As designers, our primary task is often to protect our customers from this kind of organizational dysfunction. And yet, sometimes our attempts to “clarify” and misunderstandings of a “good user experience” add to the customer’s burden.
To be fair, this isn’t always the fault of the organization: sometimes it’s a matter of infrastructure or geography, for example. But it is their responsibility to do what they can to bring the customer over the barrier.
And some do.
Adolescence

Reasonably mature organizations, having realized the advent of the experience economy, take on much of this work themselves. They understand the direction they need to go and have made progress, but parts of them are catching up with that potential. Like teenagers, their coordination hasn’t caught up with their size.

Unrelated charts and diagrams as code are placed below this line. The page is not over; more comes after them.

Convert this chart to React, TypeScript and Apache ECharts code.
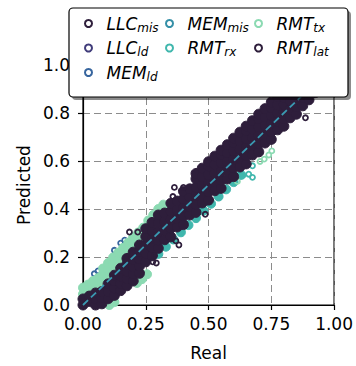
import React, { useEffect, useRef } from 'react';
import * as echarts from 'echarts';

const FONT = 'DejaVu Sans';

const seriesNames = ['LLC_mis', 'LLC_ld', 'MEM_ld', 'MEM_mis', 'RMT_rx', 'RMT_tx', 'RMT_lat'];
const legendColumns = [['LLC_mis', 'LLC_ld', 'MEM_ld'], ['MEM_mis', 'RMT_rx'], ['RMT_tx', 'RMT_lat']];

const xMin = 0, xMax = 1, xStep = 0.25;
const yMin = 0, yMax = 1, yStep = 0.2;

const refLine = [[0, 0], [1, 1]];

// dense parts of each cloud
const llcMisCloud = [[0.1, 0.07], [0.2, 0.18], [0.3, 0.3], [0.4, 0.4], [0.5, 0.5], [0.6, 0.6], [0.7, 0.7], [0.8, 0.8], [0.9, 0.9]];
const llcLdCloud = [[0.15, 0.13], [0.35, 0.34], [0.55, 0.56], [0.75, 0.74], [0.85, 0.86]];
const memLdCloud = [[0.2, 0.2], [0.45, 0.45], [0.65, 0.65]];
const memMisCloud = [[0.25, 0.25], [0.5, 0.49], [0.7, 0.69], [0.9, 0.89]];
const rmtRxCloud = [[0.3, 0.213], [0.33, 0.243], [0.36, 0.273], [0.39, 0.303], [0.42, 0.333], [0.45, 0.362], [0.48, 0.393], [0.51, 0.422], [0.54, 0.452], [0.57, 0.482], [0.6, 0.512], [0.63, 0.542]];
const rmtTxCloud = [
  [0, 0.045], [0, 0.072], [0.02, 0.055], [0.02, 0.085], [0.04, 0.068], [0.04, 0.1], [0.06, 0.08], [0.06, 0.112],
  [0.08, 0.098], [0.08, 0.13], [0.08, 0.152], [0.1, 0.115], [0.1, 0.148], [0.1, 0.175], [0.12, 0.138], [0.12, 0.17], [0.12, 0.198],
  [0.14, 0.16], [0.14, 0.19], [0.14, 0.218], [0.16, 0.182], [0.16, 0.212], [0.16, 0.238], [0.18, 0.205], [0.18, 0.235], [0.18, 0.26],
  [0.2, 0.228], [0.2, 0.258], [0.2, 0.283], [0.22, 0.252], [0.22, 0.28], [0.22, 0.302], [0.24, 0.276], [0.24, 0.302], [0.24, 0.322],
  [0.26, 0.325], [0.26, 0.352], [0.28, 0.35], [0.28, 0.375], [0.3, 0.375], [0.3, 0.4], [0.32, 0.4], [0.32, 0.418],
  [0.06, -0.012], [0.085, -0.006], [0.105, 0.0], [0.125, 0.012], [0.215, 0.092], [0.235, 0.108], [0.255, 0.128],
];
const rmtLatCloud = [
  [0, 0.0], [0, 0.025],
  [0.025, -0.008], [0.025, 0.015], [0.025, 0.037],
  [0.05, 0.0], [0.05, 0.026], [0.05, 0.05],
  [0.075, 0.005], [0.075, 0.03], [0.075, 0.056],
  [0.1, 0.026], [0.1, 0.057], [0.1, 0.088],
  [0.125, 0.04], [0.125, 0.07], [0.125, 0.1], [0.125, 0.124],
  [0.15, 0.06], [0.15, 0.09], [0.15, 0.12], [0.15, 0.153],
  [0.175, 0.08], [0.175, 0.11], [0.175, 0.14], [0.175, 0.17], [0.175, 0.194],
  [0.2, 0.1], [0.2, 0.13], [0.2, 0.16], [0.2, 0.19], [0.2, 0.22],
  [0.225, 0.132], [0.225, 0.162], [0.225, 0.192], [0.225, 0.222], [0.225, 0.25],
  [0.25, 0.18], [0.25, 0.215], [0.25, 0.25], [0.25, 0.285], [0.25, 0.318],
  [0.275, 0.205], [0.275, 0.24], [0.275, 0.276], [0.275, 0.31], [0.275, 0.344],
  [0.3, 0.236], [0.3, 0.27], [0.3, 0.304], [0.3, 0.342], [0.3, 0.375],
  [0.325, 0.272], [0.325, 0.31], [0.325, 0.345], [0.325, 0.383],
  [0.35, 0.284], [0.35, 0.32], [0.35, 0.356], [0.35, 0.39], [0.35, 0.424],
  [0.375, 0.325], [0.375, 0.36], [0.375, 0.397], [0.375, 0.433],
  [0.4, 0.335], [0.4, 0.372], [0.4, 0.405], [0.4, 0.442], [0.4, 0.474],
  [0.425, 0.375], [0.425, 0.41], [0.425, 0.448], [0.425, 0.484],
  [0.45, 0.386], [0.45, 0.42], [0.45, 0.457], [0.45, 0.49], [0.45, 0.526], [0.45, 0.548],
  [0.475, 0.425], [0.475, 0.462], [0.475, 0.498], [0.475, 0.535], [0.475, 0.57],
  [0.5, 0.437], [0.5, 0.472], [0.5, 0.508], [0.5, 0.543], [0.5, 0.578], [0.5, 0.597],
  [0.525, 0.476], [0.525, 0.512], [0.525, 0.548], [0.525, 0.585], [0.525, 0.62],
  [0.55, 0.486], [0.55, 0.52], [0.55, 0.556], [0.55, 0.592], [0.55, 0.625], [0.55, 0.645],
  [0.575, 0.525], [0.575, 0.562], [0.575, 0.598], [0.575, 0.634], [0.575, 0.668],
  [0.6, 0.535], [0.6, 0.572], [0.6, 0.607], [0.6, 0.642], [0.6, 0.676], [0.6, 0.695],
  [0.625, 0.575], [0.625, 0.61], [0.625, 0.647], [0.625, 0.683], [0.625, 0.72],
  [0.65, 0.588], [0.65, 0.622], [0.65, 0.656], [0.65, 0.692], [0.65, 0.725], [0.65, 0.745],
  [0.675, 0.625], [0.675, 0.662], [0.675, 0.697], [0.675, 0.733], [0.675, 0.768],
  [0.7, 0.638], [0.7, 0.672], [0.7, 0.706], [0.7, 0.742], [0.7, 0.775], [0.7, 0.795],
  [0.725, 0.675], [0.725, 0.712], [0.725, 0.748], [0.725, 0.783], [0.725, 0.818],
  [0.75, 0.69], [0.75, 0.722], [0.75, 0.756], [0.75, 0.79], [0.75, 0.822], [0.75, 0.845],
  [0.775, 0.73], [0.775, 0.765], [0.775, 0.8], [0.775, 0.835], [0.775, 0.868],
  [0.8, 0.745], [0.8, 0.775], [0.8, 0.805], [0.8, 0.835], [0.8, 0.865], [0.8, 0.895],
  [0.825, 0.78], [0.825, 0.815], [0.825, 0.85], [0.825, 0.885], [0.825, 0.918],
  [0.85, 0.795], [0.85, 0.825], [0.85, 0.855], [0.85, 0.885], [0.85, 0.915], [0.85, 0.945],
  [0.875, 0.83], [0.875, 0.865], [0.875, 0.9], [0.875, 0.935], [0.875, 0.968],
  [0.9, 0.855], [0.9, 0.885], [0.9, 0.915], [0.9, 0.945], [0.9, 0.975], [0.9, 0.995],
  [0.925, 0.885], [0.925, 0.92], [0.925, 0.955], [0.925, 0.99],
  [0.95, 0.93], [0.95, 0.965], [0.95, 1.0],
];

// scattered single points
const llcMisSparse: number[][] = [];
const llcLdSparse: number[][] = [];
const memLdSparse = [[0.045, 0.13], [0.06, 0.142], [0.15, 0.258], [0.166, 0.27], [0.125, 0.228]];
const memMisSparse: number[][] = [];
const rmtRxSparse = [[0.675, 0.532], [0.675, 0.58], [0.635, 0.539], [0.66, 0.545]];
const rmtTxSparse = [[0.705, 0.598], [0.722, 0.608], [0.74, 0.625], [0.752, 0.642], [0.615, 0.515]];
const rmtLatSparse = [
  [0.185, 0.304], [0.218, 0.304], [0.364, 0.49], [0.4, 0.49], [0.358, 0.452], [0.37, 0.267], [0.382, 0.25],
  [0.278, 0.18], [0.292, 0.175], [0.285, 0.206], [0.487, 0.378], [0.886, 0.78],
];

const colors: Record<string, string> = {
  LLC_mis: '#2e1e3b', LLC_ld: '#413d7b', MEM_ld: '#37659e', MEM_mis: '#348fa7',
  RMT_rx: '#40b7ad', RMT_tx: '#8bdab2', RMT_lat: '#2e1e3b',
};
const clouds: Record<string, number[][]> = {
  LLC_mis: llcMisCloud, LLC_ld: llcLdCloud, MEM_ld: memLdCloud, MEM_mis: memMisCloud,
  RMT_rx: rmtRxCloud, RMT_tx: rmtTxCloud, RMT_lat: rmtLatCloud,
};
const sparse: Record<string, number[][]> = {
  LLC_mis: llcMisSparse, LLC_ld: llcLdSparse, MEM_ld: memLdSparse, MEM_mis: memMisSparse,
  RMT_rx: rmtRxSparse, RMT_tx: rmtTxSparse, RMT_lat: rmtLatSparse,
};

function buildSeries(name: string) {
  const c = colors[name];
  const big = name === 'RMT_lat' ? 10 : 9;
  const data = [
    ...clouds[name].map((v) => ({ value: v, symbolSize: big, itemStyle: { color: c, borderColor: c, borderWidth: 1, opacity: 1 } })),
    ...sparse[name].map((v) => ({ value: v })),
  ];
  return {
    type: 'scatter', name, data, symbol: 'circle', symbolSize: 5, clip: true, silent: true, z: 2,
    itemStyle: { color: 'rgba(0,0,0,0)', borderColor: c, borderWidth: 1.8, opacity: 1 },
  };
}

const legendLeft = [84, 165, 254];

export default function App() {
  const ref = useRef<HTMLDivElement>(null);
  useEffect(() => {
    if (!ref.current) return;
    const chart = echarts.init(ref.current, undefined, { renderer: 'svg' });
    const axisText = { fontFamily: FONT, fontSize: 17, color: '#000' };
    const option: any = {
      animation: false,
      backgroundColor: '#fff',
      grid: { left: 83, right: 21, top: 65, bottom: 55, show: true, borderColor: '#000', borderWidth: 1.2, backgroundColor: 'rgba(0,0,0,0)' },
      xAxis: {
        type: 'value', min: xMin, max: xMax, interval: xStep,
        name: 'Real', nameLocation: 'middle', nameGap: 39, nameTextStyle: axisText,
        axisLine: { show: true, onZero: false, lineStyle: { color: '#000', width: 1.2 } },
        axisTick: { show: true, length: 5, lineStyle: { color: '#000', width: 1.2 } },
        axisLabel: { ...axisText, margin: 10, formatter: (v: number) => v.toFixed(2) },
        splitLine: { show: true, lineStyle: { color: '#8c8c8c', type: [7, 4], width: 1 } },
      },
      yAxis: {
        type: 'value', min: yMin, max: yMax, interval: yStep,
        name: 'Predicted', nameLocation: 'middle', nameGap: 48, nameTextStyle: axisText,
        axisLine: { show: true, onZero: false, lineStyle: { color: '#000', width: 1.2 } },
        axisTick: { show: true, length: 5, lineStyle: { color: '#000', width: 1.2 } },
        axisLabel: { ...axisText, margin: 13, formatter: (v: number) => v.toFixed(1) },
        splitLine: { show: true, lineStyle: { color: '#8c8c8c', type: [7, 4], width: 1 } },
      },
      legend: legendColumns.map((col, i) => ({
        orient: 'vertical', left: legendLeft[i], top: 15, padding: 0, itemGap: 6,
        itemWidth: 26, itemHeight: 7, z: 110, selectedMode: false,
        data: col.map((n) => ({ name: n, icon: 'circle', itemStyle: { color: 'rgba(255,255,255,0)', borderColor: colors[n], borderWidth: 2, opacity: 1 } })),
        formatter: (n: string) => {
          const [a, b] = n.split('_');
          return `{m|${a}}{s|${b}}`;
        },
        textStyle: {
          fontFamily: FONT, color: '#000',
          rich: {
            m: { fontFamily: FONT, fontSize: 17, fontStyle: 'italic', color: '#000', lineHeight: 20 },
            s: { fontFamily: FONT, fontSize: 12, fontStyle: 'italic', color: '#000', lineHeight: 11, verticalAlign: 'bottom' },
          },
        },
      })),
      graphic: {
        elements: [
          { type: 'rect', z: 100, silent: true, shape: { x: 72, y: 11, width: 279, height: 89, r: 4 }, style: { fill: 'rgba(0,0,0,0.45)' } },
          { type: 'rect', z: 101, silent: true, shape: { x: 69, y: 8, width: 279, height: 89, r: 4 }, style: { fill: '#fff', stroke: '#000', lineWidth: 1.2 } },
        ],
      },
      series: [
        ...seriesNames.map(buildSeries),
        {
          type: 'line', name: 'ref', data: refLine, symbol: 'none', silent: true, z: 5,
          lineStyle: { color: '#3a9ab2', width: 1.8, type: [7, 4] },
        },
      ],
    };
    chart.setOption(option);
    return () => chart.dispose();
  }, []);
  return <div ref={ref} style={{ position: 'absolute', left: 0, top: 0, width: 356, height: 366 }} />;
}
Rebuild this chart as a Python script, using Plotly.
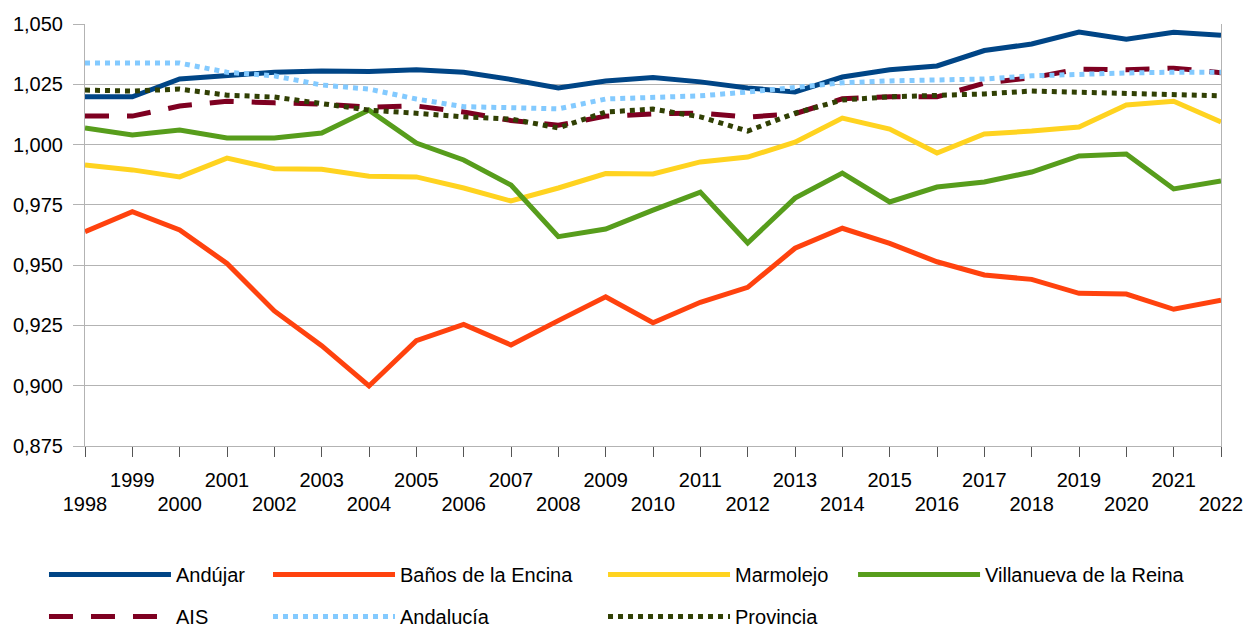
import plotly.graph_objects as go

years = list(range(1998, 2023))

andujar = [1.0198, 1.0198, 1.0272, 1.0288, 1.0300, 1.0305, 1.0303, 1.0310, 1.0300, 1.0270, 1.0235, 1.0264, 1.0278,
           1.0260, 1.0235, 1.0218, 1.0280, 1.0310, 1.0326, 1.0390, 1.0417, 1.0467, 1.0437, 1.0466, 1.0453]
banos = [0.9639, 0.9722, 0.9646, 0.9507, 0.9310, 0.9166, 0.8999, 0.9187, 0.9254, 0.9169, 0.9270, 0.9369, 0.9261,
         0.9346, 0.9408, 0.9570, 0.9653, 0.9590, 0.9514, 0.9459, 0.9441, 0.9383, 0.9380, 0.9317, 0.9355]
marmolejo = [0.9915, 0.9895, 0.9866, 0.9944, 0.9900, 0.9898, 0.9869, 0.9866, 0.9820, 0.9766, 0.9820, 0.9880, 0.9878,
             0.9928, 0.9948, 1.0010, 1.0110, 1.0064, 0.9965, 1.0044, 1.0056, 1.0073, 1.0164, 1.0180, 1.0094]
villanueva = [1.0069, 1.0040, 1.0060, 1.0027, 1.0027, 1.0048, 1.0143, 1.0006, 0.9936, 0.9832, 0.9618, 0.9650, 0.9728,
              0.9803, 0.9592, 0.9778, 0.9882, 0.9762, 0.9824, 0.9845, 0.9886, 0.9953, 0.9961, 0.9816, 0.9849]
ais = [1.0118, 1.0118, 1.0160, 1.0180, 1.0173, 1.0168, 1.0155, 1.0160, 1.0135, 1.0100, 1.0080, 1.0118, 1.0127,
       1.0131, 1.0114, 1.0128, 1.0190, 1.0198, 1.0198, 1.0255, 1.0277, 1.0313, 1.0310, 1.0317, 1.0298]
andalucia = [1.0338, 1.0338, 1.0338, 1.0300, 1.0285, 1.0247, 1.0230, 1.0189, 1.0157, 1.0153, 1.0148, 1.0189, 1.0197,
             1.0202, 1.0218, 1.0238, 1.0256, 1.0264, 1.0268, 1.0272, 1.0285, 1.0293, 1.0297, 1.0300, 1.0300]
provincia = [1.0226, 1.0222, 1.0230, 1.0205, 1.0197, 1.0172, 1.0143, 1.0130, 1.0115, 1.0106, 1.0069, 1.0135, 1.0147,
             1.0115, 1.0056, 1.0130, 1.0185, 1.0198, 1.0202, 1.0210, 1.0222, 1.0218, 1.0214, 1.0210, 1.0202]

# staggered year labels: odd years on the upper row, even years on the lower row
odd_labels = [str(y) if y % 2 else "" for y in years]
even_years = [y for y in years if y % 2 == 0]
even_labels = [str(y) for y in even_years]

FONT = "Liberation Sans, Arial, sans-serif"
GRID = "#b3b3b3"

# (name, values, colour, dash, legend column, x axis)
# Provincia is drawn last anyway, so it sits on the overlay axis that carries the lower label row
series = [
    ("Andújar", andujar, "#004586", "solid", "legend", "x"),
    ("Baños de la Encina", banos, "#ff420e", "solid", "legend2", "x"),
    ("Marmolejo", marmolejo, "#ffd320", "solid", "legend3", "x"),
    ("Villanueva de la Reina", villanueva, "#579d1c", "solid", "legend4", "x"),
    ("AIS", ais, "#7e0021", "24px,18px", "legend", "x"),
    ("Andalucía", andalucia, "#83caff", "dot", "legend2", "x"),
    ("Provincia", provincia, "#314004", "dot", "legend3", "x3"),
]

fig = go.Figure()
for name, values, color, dash, legend, xaxis in series:
    fig.add_trace(go.Scatter(
        x=years, y=values, mode="lines", name=name, legend=legend, legendgroup=name, xaxis=xaxis,
        line={"color": color, "width": 5, "dash": dash},
    ))

legend_style = dict(
    orientation="v", xanchor="left", yanchor="top", y=-0.258,
    bgcolor="rgba(0,0,0,0)", font={"family": FONT, "size": 20, "color": "#000"},
    itemwidth=122, tracegroupgap=13, traceorder="grouped",
)

fig.update_layout(
    width=1246, height=628,
    margin={"l": 85, "r": 25, "t": 24, "b": 182, "autoexpand": False},
    paper_bgcolor="white", plot_bgcolor="white",
    separators=",.",
    font={"family": FONT, "size": 20, "color": "#000"},
    showlegend=True,
    legend={**legend_style, "x": -0.0361},
    legend2={**legend_style, "x": 0.1611},
    legend3={**legend_style, "x": 0.4560},
    legend4={**legend_style, "x": 0.6761},
    xaxis={
        "range": [1998, 2022], "tickmode": "array", "tickvals": years, "ticktext": odd_labels,
        "tickangle": 0, "ticks": "outside", "ticklen": 10, "tickcolor": "#555", "showline": True,
        "linecolor": GRID, "showgrid": False, "zeroline": False, "automargin": False,
        "ticklabelstandoff": 6,
    },
    xaxis2={
        "range": [1998, 2022], "overlaying": "x", "anchor": "free", "position": (1.0 - 0.875) / 0.175,
        "tickmode": "array", "tickvals": years, "ticks": "outside", "ticklen": 10, "tickcolor": "#333",
        "showticklabels": False, "showline": True, "linecolor": "#444", "linewidth": 1.5,
        "showgrid": False, "zeroline": False, "automargin": False,
    },
    xaxis3={
        "range": [1998, 2022], "overlaying": "x", "anchor": "y", "side": "bottom",
        "tickmode": "array", "tickvals": even_years, "ticktext": even_labels, "tickangle": 0,
        "ticks": "", "showline": False, "showgrid": False, "zeroline": False, "automargin": False,
        "ticklabelstandoff": 44,
    },
    yaxis={
        "range": [0.875, 1.050], "tick0": 0.875, "dtick": 0.025, "tickformat": ".3f",
        "ticks": "outside", "ticklen": 11, "tickcolor": GRID, "showline": True, "linecolor": GRID,
        "mirror": True, "gridcolor": GRID, "zeroline": False, "automargin": False,
        "ticklabelstandoff": 6,
    },
)

# drop the page's default body margin so the figure fills the window exactly
fig.write_html(
    "out.html",
    config={"displayModeBar": False},
    post_script="document.body.style.margin = '0';",
)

This is actually a positive initial state for prototypes & pilot programs. For instance: before investing in a given technology, the organization wants to test the validity of a given approach and it’s worth it for them to take on a short-term manual effort to identify a longer-term approach/opportunity.
Maturity

Organizations that set, maintain, and re-set customer expectations are those that effectively reduce the overall amount of effort with skillful use of strategy, systems, and automation. The same resolution is attained with significantly less work from both parties.
Furthermore, because they’ve displaced the weight of maintaining onerous processes, these orgs are nimble enough to confront changing market & audience needs.
Note, too, that this doesn’t necessarily have anything to do with an organization’s size. Larger orgs tend to be more immature, and the more modern startups have the luxury & advantage of starting out relatively mature (within the scope of this post) with technology like AWS, Bootstrap, etc. But plenty of startups create enormous technical debt and Fortune 50 multinationals have at least a pocket or two of maturity.
Growing up is hard work
While there are patterns, it’s different for everyone. Timing, priority, opportunity, everything. I say everything because this is a total body transformation. It may begin one group at a time, but maturity demands holistic results.
*Yes, I know this is basic economics.